+++ EXERCISE INPUTS +++

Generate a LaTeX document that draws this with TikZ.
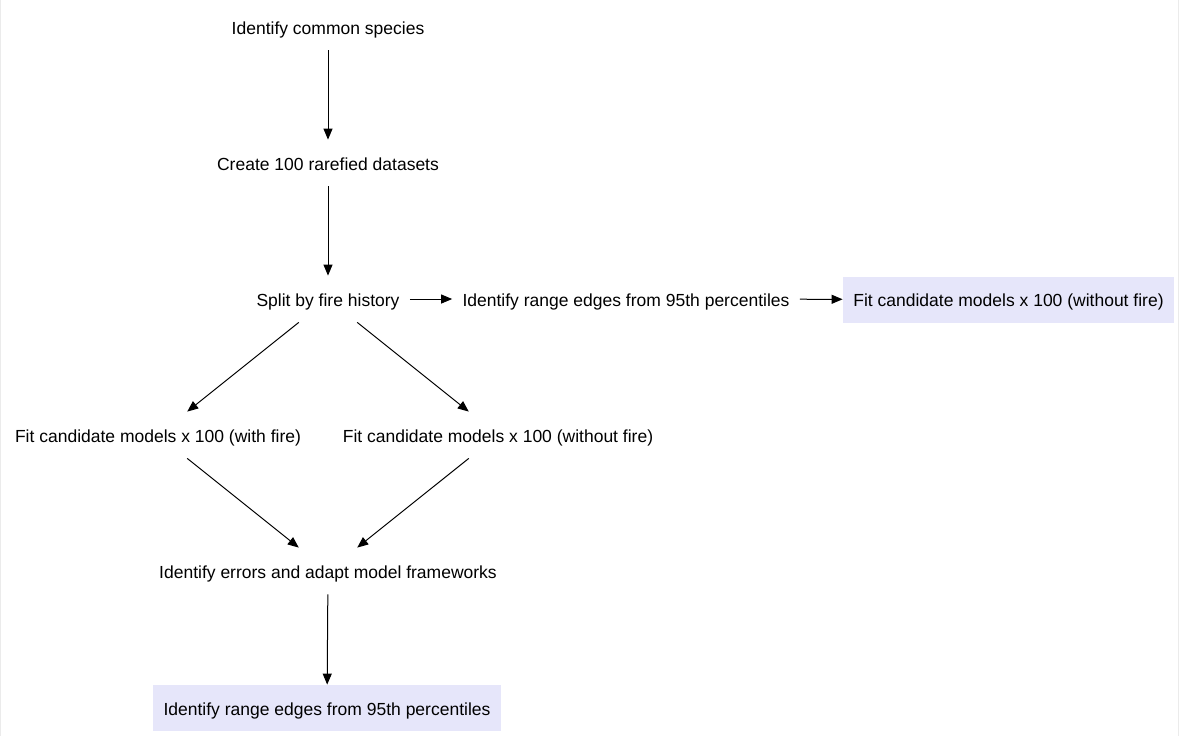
\documentclass[tikz,border=0pt]{standalone}
\usepackage{fontspec}
\setmainfont{Liberation Sans}
\usetikzlibrary{arrows.meta}
\definecolor{boxfill}{RGB}{230,230,250}
\tikzset{
	stage/.style={rectangle, minimum height=23pt, inner xsep=5pt, inner ysep=0pt, text height=7pt, text depth=0pt, font=\fontsize{8.75}{10}\selectfont},
	result/.style={stage, fill=boxfill},
	flow/.style={line width=0.5pt, -{Triangle[length=5.5pt,width=4.5pt]}}
}

\begin{document}
\begin{tikzpicture}[x=0.5pt, y=-0.5pt]
				\useasboundingbox (0, 0) rectangle (1179, 736);
				\draw[black!8] (0.5, 0) -- (0.5, 736);
				\draw[black!8] (1178.5, 0) -- (1178.5, 736);
				
				\node[stage] (common) at (328, 27) {Identify common species};
				\node[stage] (rarefied) at (328, 163) {Create 100 rarefied datasets};
				\node[stage] (split) at (328, 299) {Split by fire history};
				\node[stage] (edges) at (626, 299) {Identify range edges from 95th percentiles};
				\node[result, minimum width=165.5pt] (nofireA) at (1008.5, 299.5) {Fit candidate models x 100 (without fire)};
				
				\node[stage] (withfire) at (158, 435) {Fit candidate models x 100 (with fire)};
				\node[stage] (nofireB) at (498, 435) {Fit candidate models x 100 (without fire)};
				
				\node[stage] (errors) at (328, 571) {Identify errors and adapt model frameworks};
				\node[result, minimum width=174pt] (final) at (327, 708) {Identify range edges from 95th percentiles};
				
				\draw[flow] (common) -- (rarefied);
				\draw[flow] (rarefied) -- (split);
				\draw[flow] (split) -- (edges);
				\draw[flow] (edges) -- (nofireA);
				\draw[flow] (split) -- (withfire);
				\draw[flow] (split) -- (nofireB);
				\draw[flow] (withfire) -- (errors);
				\draw[flow] (nofireB) -- (errors);
				\draw[flow] (errors) -- (final);
			\end{tikzpicture}
\end{document}
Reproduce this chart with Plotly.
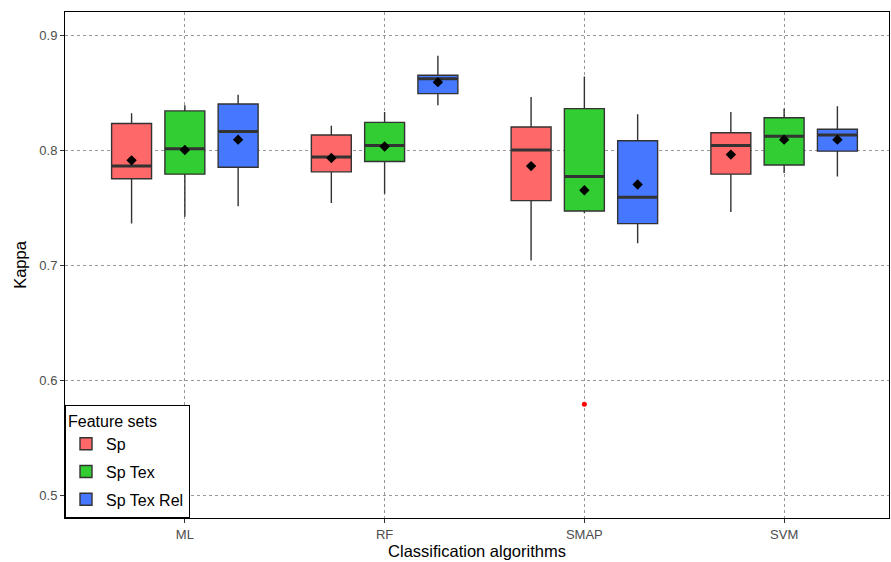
import plotly.graph_objects as go

categories = ["ML", "RF", "SMAP", "SVM"]
feature_sets = ["Sp", "Sp Tex", "Sp Tex Rel"]
colors = ["rgb(255,104,104)", "rgb(50,205,50)", "rgb(70,120,255)"]

# statistics per feature set, in category order ML, RF, SMAP, SVM
sp_low = [0.736, 0.754, 0.704, 0.746]
sp_q1 = [0.775, 0.781, 0.756, 0.779]
sp_med = [0.786, 0.794, 0.800, 0.804]
sp_q3 = [0.823, 0.813, 0.820, 0.815]
sp_high = [0.832, 0.821, 0.846, 0.833]
sp_mean = [0.791, 0.793, 0.786, 0.796]

tex_low = [0.742, 0.762, 0.745, 0.780]
tex_q1 = [0.779, 0.790, 0.747, 0.787]
tex_med = [0.801, 0.804, 0.777, 0.812]
tex_q3 = [0.834, 0.824, 0.836, 0.828]
tex_high = [0.839, 0.833, 0.864, 0.836]
tex_mean = [0.800, 0.803, 0.765, 0.809]

rel_low = [0.751, 0.839, 0.719, 0.777]
rel_q1 = [0.785, 0.849, 0.736, 0.799]
rel_med = [0.816, 0.862, 0.759, 0.813]
rel_q3 = [0.840, 0.865, 0.808, 0.818]
rel_high = [0.848, 0.882, 0.831, 0.838]
rel_mean = [0.809, 0.859, 0.770, 0.809]

outlier_category = ["SMAP"]
outlier_set = ["Sp Tex"]
outlier_value = [0.579]

stats = [
    (sp_low, sp_q1, sp_med, sp_q3, sp_high, sp_mean),
    (tex_low, tex_q1, tex_med, tex_q3, tex_high, tex_mean),
    (rel_low, rel_q1, rel_med, rel_q3, rel_high, rel_mean),
]

dodge = 0.2667
box_w = 0.2
offsets = [-dodge, 0.0, dodge]

fig = go.Figure()
line_col = "#333333"

for k, name in enumerate(feature_sets):
    low, q1, med, q3, high, mean = stats[k]
    xs = [i + offsets[k] for i in range(len(categories))]
    fig.add_trace(go.Box(
        x=xs, q1=q1, median=med, q3=q3, lowerfence=low, upperfence=high,
        name=name, fillcolor=colors[k], width=box_w, whiskerwidth=0,
        line=dict(color=line_col, width=1.4), boxpoints=False,
        legendgroup=name, hoverinfo="skip",
    ))

for k, name in enumerate(feature_sets):
    low, q1, med, q3, high, mean = stats[k]
    mx, my = [], []
    for i in range(len(categories)):
        c = i + offsets[k]
        mx += [c - box_w / 2, c + box_w / 2, None]
        my += [med[i], med[i], None]
    fig.add_trace(go.Scatter(x=mx, y=my, mode="lines",
                             line=dict(color=line_col, width=3),
                             showlegend=False, hoverinfo="skip"))

for k, name in enumerate(feature_sets):
    mean = stats[k][5]
    xs = [i + offsets[k] for i in range(len(categories))]
    fig.add_trace(go.Scatter(x=xs, y=mean, mode="markers",
                             marker=dict(symbol="diamond", color="black", size=8),
                             showlegend=False, hoverinfo="skip"))

ox = [categories.index(c) + offsets[feature_sets.index(s)]
      for c, s in zip(outlier_category, outlier_set)]
fig.add_trace(go.Scatter(x=ox, y=outlier_value, mode="markers",
                         marker=dict(color="red", size=5),
                         showlegend=False, hoverinfo="skip"))

fig.update_layout(
    width=891, height=562,
    margin=dict(l=65, r=2, t=12, b=44),
    plot_bgcolor="white", paper_bgcolor="white",
    font=dict(family="Liberation Sans, Arial, sans-serif", color="black"),
    boxmode="overlay",
    showlegend=True,
    legend=dict(
        title=dict(text="Feature sets", font=dict(size=16)),
        font=dict(size=16),
        x=0, y=0, xanchor="left", yanchor="bottom",
        bgcolor="white", bordercolor="black", borderwidth=1,
        tracegroupgap=4,
    ),
    xaxis=dict(
        range=[-0.6, 3.525],
        tickvals=list(range(len(categories))), ticktext=categories,
        showgrid=True, gridcolor="#999999", griddash="dot", gridwidth=1,
        zeroline=False,
        showline=True, linecolor="black", linewidth=1, mirror=True,
        ticks="outside", ticklen=4, tickcolor="#333333",
        tickfont=dict(size=13, color="#4d4d4d"),
        title=dict(text="Classification algorithms", font=dict(size=16.5), standoff=4),
    ),
    yaxis=dict(
        range=[0.48, 0.92],
        tickvals=[0.5, 0.6, 0.7, 0.8, 0.9],
        showgrid=True, gridcolor="#999999", griddash="dot", gridwidth=1,
        zeroline=False,
        showline=True, linecolor="black", linewidth=1, mirror=True,
        ticks="outside", ticklen=4, tickcolor="#333333",
        tickfont=dict(size=13, color="#4d4d4d"),
        title=dict(text="Kappa", font=dict(size=16.5), standoff=8),
    ),
)

fig.write_html("out.html")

+++

**TASK PROMPT:** Repeat the material above word for word and skip every image in it.

**TASK ANSWER:**
Generate a LaTeX document that draws this with TikZ.
\documentclass[tikz,border=0pt]{standalone}
\usepackage{fontspec}
\setmainfont{Liberation Sans}
\usetikzlibrary{arrows.meta}
\definecolor{boxfill}{RGB}{230,230,250}
\tikzset{
	stage/.style={rectangle, minimum height=23pt, inner xsep=5pt, inner ysep=0pt, text height=7pt, text depth=0pt, font=\fontsize{8.75}{10}\selectfont},
	result/.style={stage, fill=boxfill},
	flow/.style={line width=0.5pt, -{Triangle[length=5.5pt,width=4.5pt]}}
}

\begin{document}
\begin{tikzpicture}[x=0.5pt, y=-0.5pt]
				\useasboundingbox (0, 0) rectangle (1179, 736);
				\draw[black!8] (0.5, 0) -- (0.5, 736);
				\draw[black!8] (1178.5, 0) -- (1178.5, 736);
				
				\node[stage] (common) at (328, 27) {Identify common species};
				\node[stage] (rarefied) at (328, 163) {Create 100 rarefied datasets};
				\node[stage] (split) at (328, 299) {Split by fire history};
				\node[stage] (edges) at (626, 299) {Identify range edges from 95th percentiles};
				\node[result, minimum width=165.5pt] (nofireA) at (1008.5, 299.5) {Fit candidate models x 100 (without fire)};
				
				\node[stage] (withfire) at (158, 435) {Fit candidate models x 100 (with fire)};
				\node[stage] (nofireB) at (498, 435) {Fit candidate models x 100 (without fire)};
				
				\node[stage] (errors) at (328, 571) {Identify errors and adapt model frameworks};
				\node[result, minimum width=174pt] (final) at (327, 708) {Identify range edges from 95th percentiles};
				
				\draw[flow] (common) -- (rarefied);
				\draw[flow] (rarefied) -- (split);
				\draw[flow] (split) -- (edges);
				\draw[flow] (edges) -- (nofireA);
				\draw[flow] (split) -- (withfire);
				\draw[flow] (split) -- (nofireB);
				\draw[flow] (withfire) -- (errors);
				\draw[flow] (nofireB) -- (errors);
				\draw[flow] (errors) -- (final);
			\end{tikzpicture}
\end{document}
Reproduce this chart with Plotly.
import plotly.graph_objects as go

categories = ["ML", "RF", "SMAP", "SVM"]
feature_sets = ["Sp", "Sp Tex", "Sp Tex Rel"]
colors = ["rgb(255,104,104)", "rgb(50,205,50)", "rgb(70,120,255)"]

# statistics per feature set, in category order ML, RF, SMAP, SVM
sp_low = [0.736, 0.754, 0.704, 0.746]
sp_q1 = [0.775, 0.781, 0.756, 0.779]
sp_med = [0.786, 0.794, 0.800, 0.804]
sp_q3 = [0.823, 0.813, 0.820, 0.815]
sp_high = [0.832, 0.821, 0.846, 0.833]
sp_mean = [0.791, 0.793, 0.786, 0.796]

tex_low = [0.742, 0.762, 0.745, 0.780]
tex_q1 = [0.779, 0.790, 0.747, 0.787]
tex_med = [0.801, 0.804, 0.777, 0.812]
tex_q3 = [0.834, 0.824, 0.836, 0.828]
tex_high = [0.839, 0.833, 0.864, 0.836]
tex_mean = [0.800, 0.803, 0.765, 0.809]

rel_low = [0.751, 0.839, 0.719, 0.777]
rel_q1 = [0.785, 0.849, 0.736, 0.799]
rel_med = [0.816, 0.862, 0.759, 0.813]
rel_q3 = [0.840, 0.865, 0.808, 0.818]
rel_high = [0.848, 0.882, 0.831, 0.838]
rel_mean = [0.809, 0.859, 0.770, 0.809]

outlier_category = ["SMAP"]
outlier_set = ["Sp Tex"]
outlier_value = [0.579]

stats = [
    (sp_low, sp_q1, sp_med, sp_q3, sp_high, sp_mean),
    (tex_low, tex_q1, tex_med, tex_q3, tex_high, tex_mean),
    (rel_low, rel_q1, rel_med, rel_q3, rel_high, rel_mean),
]

dodge = 0.2667
box_w = 0.2
offsets = [-dodge, 0.0, dodge]

fig = go.Figure()
line_col = "#333333"

for k, name in enumerate(feature_sets):
    low, q1, med, q3, high, mean = stats[k]
    xs = [i + offsets[k] for i in range(len(categories))]
    fig.add_trace(go.Box(
        x=xs, q1=q1, median=med, q3=q3, lowerfence=low, upperfence=high,
        name=name, fillcolor=colors[k], width=box_w, whiskerwidth=0,
        line=dict(color=line_col, width=1.4), boxpoints=False,
        legendgroup=name, hoverinfo="skip",
    ))

for k, name in enumerate(feature_sets):
    low, q1, med, q3, high, mean = stats[k]
    mx, my = [], []
    for i in range(len(categories)):
        c = i + offsets[k]
        mx += [c - box_w / 2, c + box_w / 2, None]
        my += [med[i], med[i], None]
    fig.add_trace(go.Scatter(x=mx, y=my, mode="lines",
                             line=dict(color=line_col, width=3),
                             showlegend=False, hoverinfo="skip"))

for k, name in enumerate(feature_sets):
    mean = stats[k][5]
    xs = [i + offsets[k] for i in range(len(categories))]
    fig.add_trace(go.Scatter(x=xs, y=mean, mode="markers",
                             marker=dict(symbol="diamond", color="black", size=8),
                             showlegend=False, hoverinfo="skip"))

ox = [categories.index(c) + offsets[feature_sets.index(s)]
      for c, s in zip(outlier_category, outlier_set)]
fig.add_trace(go.Scatter(x=ox, y=outlier_value, mode="markers",
                         marker=dict(color="red", size=5),
                         showlegend=False, hoverinfo="skip"))

fig.update_layout(
    width=891, height=562,
    margin=dict(l=65, r=2, t=12, b=44),
    plot_bgcolor="white", paper_bgcolor="white",
    font=dict(family="Liberation Sans, Arial, sans-serif", color="black"),
    boxmode="overlay",
    showlegend=True,
    legend=dict(
        title=dict(text="Feature sets", font=dict(size=16)),
        font=dict(size=16),
        x=0, y=0, xanchor="left", yanchor="bottom",
        bgcolor="white", bordercolor="black", borderwidth=1,
        tracegroupgap=4,
    ),
    xaxis=dict(
        range=[-0.6, 3.525],
        tickvals=list(range(len(categories))), ticktext=categories,
        showgrid=True, gridcolor="#999999", griddash="dot", gridwidth=1,
        zeroline=False,
        showline=True, linecolor="black", linewidth=1, mirror=True,
        ticks="outside", ticklen=4, tickcolor="#333333",
        tickfont=dict(size=13, color="#4d4d4d"),
        title=dict(text="Classification algorithms", font=dict(size=16.5), standoff=4),
    ),
    yaxis=dict(
        range=[0.48, 0.92],
        tickvals=[0.5, 0.6, 0.7, 0.8, 0.9],
        showgrid=True, gridcolor="#999999", griddash="dot", gridwidth=1,
        zeroline=False,
        showline=True, linecolor="black", linewidth=1, mirror=True,
        ticks="outside", ticklen=4, tickcolor="#333333",
        tickfont=dict(size=13, color="#4d4d4d"),
        title=dict(text="Kappa", font=dict(size=16.5), standoff=8),
    ),
)

fig.write_html("out.html")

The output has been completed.